Amazon.com Review
The authors of
The New Color Line return with another libertarian polemic, this time taking aim at a justice system that has lost sight of its most important goals. Paul Craig Roberts and Lawrence M. Stratton warn of a "police state that is creeping up on us from many directions." There's the war on drugs, which makes it possible for federal agents to investigate people simply for carrying large amounts of cash. There's the crusade against white-collar crime, which has turned the plea bargain into an enemy of the truth. And there's outright misconduct, abetted by prosecutors more interested in compiling long lists of indictments than ensuring the fair treatment of all suspects.
The Tyranny of Good Intentions is replete with examples of how government treads on freedom through ill-willed prosecution and faceless bureaucracy. The book's overpowering sense of disaffection sometimes leads to alarmist prose: "We the People have vanished. Our place has been taken by wise men and anointed elites." The authors are swift to suggest that America, barring "an intellectual rebirth," may yet go the way of "German Nazis and Soviet communists."

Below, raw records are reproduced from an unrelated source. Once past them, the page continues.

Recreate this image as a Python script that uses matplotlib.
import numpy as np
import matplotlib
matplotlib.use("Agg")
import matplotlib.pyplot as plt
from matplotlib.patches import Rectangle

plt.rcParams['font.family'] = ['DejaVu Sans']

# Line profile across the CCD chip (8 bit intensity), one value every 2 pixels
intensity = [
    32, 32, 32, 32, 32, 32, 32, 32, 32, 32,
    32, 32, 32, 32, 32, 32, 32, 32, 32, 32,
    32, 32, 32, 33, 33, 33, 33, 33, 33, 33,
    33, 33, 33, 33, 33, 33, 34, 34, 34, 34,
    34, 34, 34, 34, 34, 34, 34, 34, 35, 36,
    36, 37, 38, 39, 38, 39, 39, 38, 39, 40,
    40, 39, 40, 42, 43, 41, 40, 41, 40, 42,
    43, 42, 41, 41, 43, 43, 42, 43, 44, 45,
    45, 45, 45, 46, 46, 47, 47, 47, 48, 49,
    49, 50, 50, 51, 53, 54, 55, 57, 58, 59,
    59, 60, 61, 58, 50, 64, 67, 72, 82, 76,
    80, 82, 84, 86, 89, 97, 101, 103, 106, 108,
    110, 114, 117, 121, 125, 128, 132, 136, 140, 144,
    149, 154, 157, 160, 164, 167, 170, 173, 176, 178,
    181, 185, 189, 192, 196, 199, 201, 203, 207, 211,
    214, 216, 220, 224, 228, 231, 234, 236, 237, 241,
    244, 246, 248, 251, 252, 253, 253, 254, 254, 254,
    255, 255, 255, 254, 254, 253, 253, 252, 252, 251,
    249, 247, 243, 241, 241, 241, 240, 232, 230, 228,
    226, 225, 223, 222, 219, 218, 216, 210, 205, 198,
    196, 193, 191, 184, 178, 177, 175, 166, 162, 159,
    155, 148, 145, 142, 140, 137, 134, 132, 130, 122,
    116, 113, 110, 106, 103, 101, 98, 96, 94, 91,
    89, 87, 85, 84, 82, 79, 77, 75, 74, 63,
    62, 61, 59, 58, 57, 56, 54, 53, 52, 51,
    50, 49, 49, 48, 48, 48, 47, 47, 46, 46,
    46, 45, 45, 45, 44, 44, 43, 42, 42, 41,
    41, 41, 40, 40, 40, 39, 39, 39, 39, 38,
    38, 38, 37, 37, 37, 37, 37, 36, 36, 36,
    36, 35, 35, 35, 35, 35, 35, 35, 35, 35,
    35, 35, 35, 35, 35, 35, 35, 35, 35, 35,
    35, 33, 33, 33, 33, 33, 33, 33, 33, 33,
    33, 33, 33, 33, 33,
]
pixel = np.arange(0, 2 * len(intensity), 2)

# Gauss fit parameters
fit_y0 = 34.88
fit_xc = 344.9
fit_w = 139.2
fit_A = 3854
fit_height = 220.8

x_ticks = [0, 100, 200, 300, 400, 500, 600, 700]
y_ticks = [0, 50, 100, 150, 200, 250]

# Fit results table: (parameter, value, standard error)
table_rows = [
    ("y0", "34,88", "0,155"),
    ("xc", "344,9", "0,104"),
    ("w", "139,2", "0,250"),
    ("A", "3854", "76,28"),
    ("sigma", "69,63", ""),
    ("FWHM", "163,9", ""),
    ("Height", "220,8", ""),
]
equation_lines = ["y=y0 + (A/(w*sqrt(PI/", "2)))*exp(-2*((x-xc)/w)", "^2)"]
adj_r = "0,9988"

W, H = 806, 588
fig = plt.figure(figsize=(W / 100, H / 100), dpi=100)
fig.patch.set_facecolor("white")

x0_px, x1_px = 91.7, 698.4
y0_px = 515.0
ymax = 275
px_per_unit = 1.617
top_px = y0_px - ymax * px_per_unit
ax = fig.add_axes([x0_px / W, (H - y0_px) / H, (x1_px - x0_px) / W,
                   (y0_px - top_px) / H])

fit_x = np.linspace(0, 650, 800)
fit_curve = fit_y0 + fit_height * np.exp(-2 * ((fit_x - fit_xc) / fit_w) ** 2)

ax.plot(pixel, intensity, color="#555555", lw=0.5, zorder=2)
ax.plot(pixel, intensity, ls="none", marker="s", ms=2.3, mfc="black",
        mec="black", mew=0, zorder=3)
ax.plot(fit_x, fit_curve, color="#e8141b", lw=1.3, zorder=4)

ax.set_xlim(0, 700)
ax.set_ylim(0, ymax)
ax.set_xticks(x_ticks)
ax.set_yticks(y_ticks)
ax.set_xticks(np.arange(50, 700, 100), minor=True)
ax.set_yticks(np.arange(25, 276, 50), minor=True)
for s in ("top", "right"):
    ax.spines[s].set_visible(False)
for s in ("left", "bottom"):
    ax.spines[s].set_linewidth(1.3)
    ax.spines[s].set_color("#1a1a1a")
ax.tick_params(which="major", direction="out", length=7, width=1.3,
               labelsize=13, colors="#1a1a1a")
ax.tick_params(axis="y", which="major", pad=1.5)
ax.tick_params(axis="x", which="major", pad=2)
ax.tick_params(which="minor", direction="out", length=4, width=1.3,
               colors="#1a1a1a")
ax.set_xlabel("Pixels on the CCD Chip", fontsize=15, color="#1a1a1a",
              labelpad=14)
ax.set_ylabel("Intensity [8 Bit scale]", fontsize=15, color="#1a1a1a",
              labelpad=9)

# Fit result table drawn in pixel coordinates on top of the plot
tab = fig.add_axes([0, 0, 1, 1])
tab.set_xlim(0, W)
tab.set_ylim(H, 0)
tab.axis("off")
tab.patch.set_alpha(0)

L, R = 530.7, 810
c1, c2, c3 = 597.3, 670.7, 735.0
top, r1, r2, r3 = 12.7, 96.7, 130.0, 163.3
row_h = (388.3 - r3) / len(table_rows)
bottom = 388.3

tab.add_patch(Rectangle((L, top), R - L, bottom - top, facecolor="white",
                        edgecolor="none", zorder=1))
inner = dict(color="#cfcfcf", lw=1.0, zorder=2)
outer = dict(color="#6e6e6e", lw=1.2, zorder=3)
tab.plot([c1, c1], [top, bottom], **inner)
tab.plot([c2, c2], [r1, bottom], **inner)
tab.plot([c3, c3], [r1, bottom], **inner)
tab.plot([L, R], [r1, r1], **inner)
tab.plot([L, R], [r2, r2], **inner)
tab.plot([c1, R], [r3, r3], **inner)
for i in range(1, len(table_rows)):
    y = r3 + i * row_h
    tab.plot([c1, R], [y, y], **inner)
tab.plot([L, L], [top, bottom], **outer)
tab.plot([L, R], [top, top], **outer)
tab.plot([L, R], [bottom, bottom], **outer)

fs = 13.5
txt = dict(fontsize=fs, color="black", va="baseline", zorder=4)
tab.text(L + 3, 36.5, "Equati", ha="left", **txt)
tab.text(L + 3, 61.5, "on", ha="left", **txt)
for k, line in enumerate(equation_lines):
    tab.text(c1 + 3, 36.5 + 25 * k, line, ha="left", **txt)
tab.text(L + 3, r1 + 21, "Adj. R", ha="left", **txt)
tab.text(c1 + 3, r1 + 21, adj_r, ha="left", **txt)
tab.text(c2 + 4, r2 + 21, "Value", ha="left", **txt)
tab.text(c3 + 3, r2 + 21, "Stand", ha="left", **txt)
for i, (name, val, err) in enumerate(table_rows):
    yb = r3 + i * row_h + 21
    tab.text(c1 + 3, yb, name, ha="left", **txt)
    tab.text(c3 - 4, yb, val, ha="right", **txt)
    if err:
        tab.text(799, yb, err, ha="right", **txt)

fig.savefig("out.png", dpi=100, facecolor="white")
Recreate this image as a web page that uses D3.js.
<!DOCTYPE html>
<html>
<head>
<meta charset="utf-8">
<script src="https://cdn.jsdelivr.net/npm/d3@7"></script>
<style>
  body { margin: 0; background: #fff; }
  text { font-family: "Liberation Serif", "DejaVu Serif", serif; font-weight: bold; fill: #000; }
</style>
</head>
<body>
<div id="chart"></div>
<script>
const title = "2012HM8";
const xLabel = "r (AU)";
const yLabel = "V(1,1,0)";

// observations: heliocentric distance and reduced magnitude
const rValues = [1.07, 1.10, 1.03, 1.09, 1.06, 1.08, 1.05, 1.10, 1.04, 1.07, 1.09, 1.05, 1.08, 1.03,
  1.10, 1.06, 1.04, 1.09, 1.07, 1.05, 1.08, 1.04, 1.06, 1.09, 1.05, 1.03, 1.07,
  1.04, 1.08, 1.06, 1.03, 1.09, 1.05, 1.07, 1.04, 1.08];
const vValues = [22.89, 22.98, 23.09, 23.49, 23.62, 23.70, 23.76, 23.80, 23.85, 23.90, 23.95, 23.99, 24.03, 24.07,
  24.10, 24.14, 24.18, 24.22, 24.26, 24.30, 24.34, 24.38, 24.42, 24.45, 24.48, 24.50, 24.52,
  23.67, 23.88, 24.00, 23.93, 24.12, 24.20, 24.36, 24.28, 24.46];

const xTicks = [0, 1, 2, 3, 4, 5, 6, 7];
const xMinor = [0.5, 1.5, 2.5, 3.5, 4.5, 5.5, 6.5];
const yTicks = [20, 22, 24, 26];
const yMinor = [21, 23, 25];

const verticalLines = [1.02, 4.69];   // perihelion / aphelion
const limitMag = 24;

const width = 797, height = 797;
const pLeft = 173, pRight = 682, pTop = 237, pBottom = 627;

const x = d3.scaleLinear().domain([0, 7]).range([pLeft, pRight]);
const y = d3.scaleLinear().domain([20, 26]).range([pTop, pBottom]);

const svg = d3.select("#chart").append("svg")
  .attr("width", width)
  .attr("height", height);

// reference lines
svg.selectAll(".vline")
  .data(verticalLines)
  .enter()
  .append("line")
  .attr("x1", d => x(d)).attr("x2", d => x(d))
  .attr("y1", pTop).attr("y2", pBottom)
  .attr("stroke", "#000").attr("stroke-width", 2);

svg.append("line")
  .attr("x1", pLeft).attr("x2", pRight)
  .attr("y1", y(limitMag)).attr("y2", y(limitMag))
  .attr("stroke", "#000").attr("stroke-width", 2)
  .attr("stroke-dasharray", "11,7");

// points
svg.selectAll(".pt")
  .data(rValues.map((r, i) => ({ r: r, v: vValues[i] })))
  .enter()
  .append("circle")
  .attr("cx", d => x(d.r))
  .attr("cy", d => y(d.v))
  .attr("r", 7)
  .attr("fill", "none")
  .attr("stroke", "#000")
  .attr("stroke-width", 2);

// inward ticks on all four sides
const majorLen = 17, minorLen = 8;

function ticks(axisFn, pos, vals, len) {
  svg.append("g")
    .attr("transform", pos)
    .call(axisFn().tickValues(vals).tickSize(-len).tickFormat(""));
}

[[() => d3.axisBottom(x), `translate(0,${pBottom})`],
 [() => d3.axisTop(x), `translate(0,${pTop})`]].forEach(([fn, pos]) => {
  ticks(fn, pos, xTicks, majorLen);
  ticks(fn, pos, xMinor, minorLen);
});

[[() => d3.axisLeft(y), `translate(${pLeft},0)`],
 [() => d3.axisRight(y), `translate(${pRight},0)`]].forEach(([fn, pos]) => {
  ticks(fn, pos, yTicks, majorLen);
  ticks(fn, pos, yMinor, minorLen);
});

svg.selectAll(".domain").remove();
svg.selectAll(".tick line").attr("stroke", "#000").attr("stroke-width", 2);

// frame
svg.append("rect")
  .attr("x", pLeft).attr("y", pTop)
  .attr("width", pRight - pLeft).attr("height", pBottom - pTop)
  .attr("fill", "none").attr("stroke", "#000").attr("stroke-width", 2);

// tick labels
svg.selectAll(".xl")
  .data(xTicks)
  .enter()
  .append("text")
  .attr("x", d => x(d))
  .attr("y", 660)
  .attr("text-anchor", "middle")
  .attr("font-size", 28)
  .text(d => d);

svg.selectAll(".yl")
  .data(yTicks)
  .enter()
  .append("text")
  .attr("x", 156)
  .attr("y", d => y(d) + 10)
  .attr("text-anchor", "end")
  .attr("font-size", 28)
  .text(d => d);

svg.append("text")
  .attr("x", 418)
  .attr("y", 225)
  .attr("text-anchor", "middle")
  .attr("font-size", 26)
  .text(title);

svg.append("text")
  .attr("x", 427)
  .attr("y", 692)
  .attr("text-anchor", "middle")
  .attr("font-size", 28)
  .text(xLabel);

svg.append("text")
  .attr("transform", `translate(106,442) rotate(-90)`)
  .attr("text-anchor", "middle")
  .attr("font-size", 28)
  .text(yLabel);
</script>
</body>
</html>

Yet The Tyranny of Good Intentions is nothing if not well intended; it is full of passion and always on the attack, whether the writers are taking on racial quotas, wetland regulations, or any number of policies they find objectionable. In a jacket blurb, libertarian icon Milton Friedman calls it "a devastating indictment of our current system of justice." Roberts and Stratton, although right-leaning in many of their political sympathies, will probably find plenty of fans on ACLU-left--and anybody who cringes at the thought of unbridled state power. If the road to hell is indeed paved with good intentions, consider this book an atlas. --John J. Miller
From Publishers Weekly
According to Roberts and Stratton (both fellows at the Institute for Political Economy), our cherished individual rights are going to hell in a handbasket, delivered by politically ambitious prosecutors, misguided or malevolent bureaucrats, law enforcement agents run amok and pandering politicians. This book has odd heroes/victims: Charles Keating of the Savings and Loan scandal, Exxon Corporation (owner of the Exxon Valdez), hotelier Leona Helmsley, Michael Milken and even agri-business giant Archer Daniels Midland. The arch-villain is odder still, Jeremy Bentham, the 19th-century philosopher who popularized the theory of utilitarianism, which can be simply described as a belief in formulating public policies that result in "the greatest good for the greatest number." Bentham's villainy, the authors say, is rooted in utilitarian philosophy's role in undermining the Rights of Englishmen traceable to the Magna Carta and the Glorious Revolution of 1688 and now embodied in the Bill of Rights. Perhaps oddest of all is the characterization of J. Edgar Hoover as a paragon of morality and law enforcement restraint, qualities the authors feel are utterly lacking in today's American leadership. Roberts and Stratton will strike a nerve with this book; the government abuses they colorfully rail at--the unrestrained powers of police and prosecutors, unfair forfeiture laws, unreasonable bureaucratic regulations and police profiling, to name a few--mark a frightening departure from what most Americans consider the fair exercise of government authority. Unfortunately, in the end, the book comes off as primarily an incendiary polemic. Lost in the rhetoric of the authors' call to arms is a useful analysis of how to balance competing individual and societal interests without sacrificing fundamental rights. (Apr.)